(Information shown):

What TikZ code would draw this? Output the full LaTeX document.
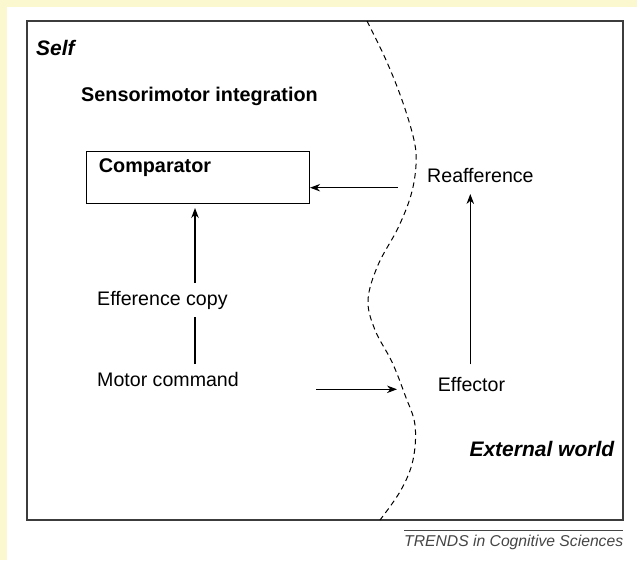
\documentclass[tikz,border=0pt]{standalone}
\usepackage{fontspec}
\setmainfont{Liberation Sans}
\usetikzlibrary{arrows.meta}
\definecolor{bgyellow}{RGB}{251,247,206}
\definecolor{frame}{RGB}{60,60,60}
\definecolor{trendgray}{RGB}{70,70,70}
\tikzset{
  lbl/.style={anchor=base west, inner sep=0pt, font=\fontsize{19.6}{23}\selectfont},
  bld/.style={anchor=base west, inner sep=0pt, font=\fontsize{19.8}{23}\selectfont\bfseries},
  bit/.style={anchor=base west, inner sep=0pt, font=\fontsize{21}{24}\selectfont\bfseries\itshape},
  arr/.style={draw=black, line width=1.1pt, -{Stealth[length=10pt,width=7.5pt]}},
  plain/.style={draw=black, line width=1.1pt},
  border/.style={draw=frame, line width=1.3pt},
}
\begin{document}
\begin{tikzpicture}[x=1pt,y=-1pt]
\useasboundingbox (0,0) rectangle (637,560);
\fill[bgyellow] (0,0) rectangle (637,560);
\fill[white] (7,7) rectangle (637,560);
\draw[border] (27,21) rectangle (623,520);

% dashed boundary
\draw[black, line width=1pt, dash pattern=on 5.5pt off 4pt]
  plot[smooth, tension=0.6] coordinates {(367,21) (386,60) (402,100) (414,140) (416,165) (411,195) (398,228) (378,265) (368,300) (375,330) (392,362) (405,395) (415,425) (413,460) (401,490) (380,520)};

% texts
\node[bit] (self) at (36,55) {Self};
\node[bld] (sensi) at (81,101.7) {Sensorimotor integration};
\node[draw=black, line width=1.1pt, minimum width=223pt, minimum height=52pt, anchor=north west, inner sep=0pt] (cmp) at (86,151) {};
\node[bld] (cmptxt) at (98.7,172) {Comparator};
\node[lbl] (reaff) at (427,182.7) {Reafference};
\node[lbl] (ec) at (97,305.7) {Efference copy};
\node[lbl] (motor) at (97,386) {Motor command};
\node[lbl] (eff) at (437.7,391) {Effector};
\node[bit] (ext) at (469.3,456) {External world};

% connector endpoints
\coordinate (raS) at (397.7,187.7);
\coordinate (ecS) at (195,283);
\coordinate (ecT) at (195,208);
\coordinate (mcT) at (195,317);
\coordinate (mcS) at (195,364);
\coordinate (mS) at (316,389.3);
\coordinate (mT) at (397,389.3);
\coordinate (eS) at (470.3,364.3);
\coordinate (eT) at (470.3,194);

\draw[arr] (raS) -- (cmp.east |- raS);
\draw[arr] (ecS) -- (ecT);
\draw[plain] (mcS) -- (mcT);
\draw[arr] (mS) -- (mT);
\draw[arr] (eS) -- (eT);

% footer
\coordinate (ruleL) at (404,530.7);
\coordinate (ruleR) at (623,530.7);
\draw[trendgray, line width=0.8pt] (ruleL) -- (ruleR);
\node[anchor=base west, inner sep=0pt, text=trendgray, font=\fontsize{15.7}{18}\selectfont\itshape] (trends) at (404,546.7) {TRENDS in Cognitive Sciences};
\end{tikzpicture}
\end{document}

(What needs to be done):
Repeat the lines exactly as they stand, from the opening line of the data through the line with "plot[smooth, tension=0.6] coordinates". Pictures stay out of the copy.

(Written answer):
What TikZ code would draw this? Output the full LaTeX document.
\documentclass[tikz,border=0pt]{standalone}
\usepackage{fontspec}
\setmainfont{Liberation Sans}
\usetikzlibrary{arrows.meta}
\definecolor{bgyellow}{RGB}{251,247,206}
\definecolor{frame}{RGB}{60,60,60}
\definecolor{trendgray}{RGB}{70,70,70}
\tikzset{
  lbl/.style={anchor=base west, inner sep=0pt, font=\fontsize{19.6}{23}\selectfont},
  bld/.style={anchor=base west, inner sep=0pt, font=\fontsize{19.8}{23}\selectfont\bfseries},
  bit/.style={anchor=base west, inner sep=0pt, font=\fontsize{21}{24}\selectfont\bfseries\itshape},
  arr/.style={draw=black, line width=1.1pt, -{Stealth[length=10pt,width=7.5pt]}},
  plain/.style={draw=black, line width=1.1pt},
  border/.style={draw=frame, line width=1.3pt},
}
\begin{document}
\begin{tikzpicture}[x=1pt,y=-1pt]
\useasboundingbox (0,0) rectangle (637,560);
\fill[bgyellow] (0,0) rectangle (637,560);
\fill[white] (7,7) rectangle (637,560);
\draw[border] (27,21) rectangle (623,520);

% dashed boundary
\draw[black, line width=1pt, dash pattern=on 5.5pt off 4pt]
  plot[smooth, tension=0.6] coordinates {(367,21) (386,60) (402,100) (414,140) (416,165) (411,195) (398,228) (378,265) (368,300) (375,330) (392,362) (405,395) (415,425) (413,460) (401,490) (380,520)};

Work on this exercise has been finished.